The point of the tests was to see how ads might perform if
creative choices were made with mobile environments in mind as
opposed to desktop, or even TV. The average completion rate for the
average video ad on mobile devices is 22%, according to Google. On
desktop, it's 28%. The best-performing video in the test, one in
which fast pacing was the dominant factor, achieved a 33%
"view-through" rate on mobile., Google said.

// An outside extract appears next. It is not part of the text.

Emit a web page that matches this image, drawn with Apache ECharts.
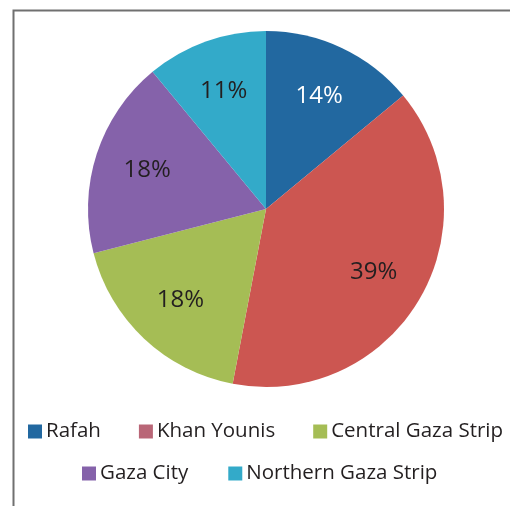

Here is what Google found.
Pacing
This test took one video with a slow pace, drawn-out dialog and
longer shots, and compared it with a fast-cut of the same ad. The
faster version led to a view-through rate of 35% on mobile, while
the slower version had a 29% view-through rate. On desktop, the
faster version had a 33% view-through rate, compared with 31% for
the slow version.
Vertical video
This test tried an ad shot for vertical video, which is becoming a
common format within apps like Snapchat, and compared it with a
horizontal ad. Snapchat has found on its platform vertical leads to
higher view-through rates. Google said it found no such success --
horizontal performed better. The horizontal video had a 29%
view-through rate on mobile, and the vertical had a 27%
view-through rate.
Captions on and
off
In one test for captions, viewers saw subtitles and in another they
didn't. Showing the dialog in text is something brands have been
playing with, because often they don't know if the ads will run
with sound on platforms like Twitter and Facebook. The subtitled
video performed slightly better with a 23% view-through rate on
mobile versus a 22% rate for the non-subtitle video. Desktop saw
similar results, too.
Super captions
This test featured the subtitled video and compared it with a video
that used supplemental text, which is when the words are used more
creatively to boost the overall story, not just to translate the
dialog. The supplemental text is becoming popular on digital video,
adding extra layers to storytelling and delivering more information
in a shorter period of time. That performed the best with a 26%
view-through rate on mobile compared with 25% for the straight
captions. Desktop saw similar results, too.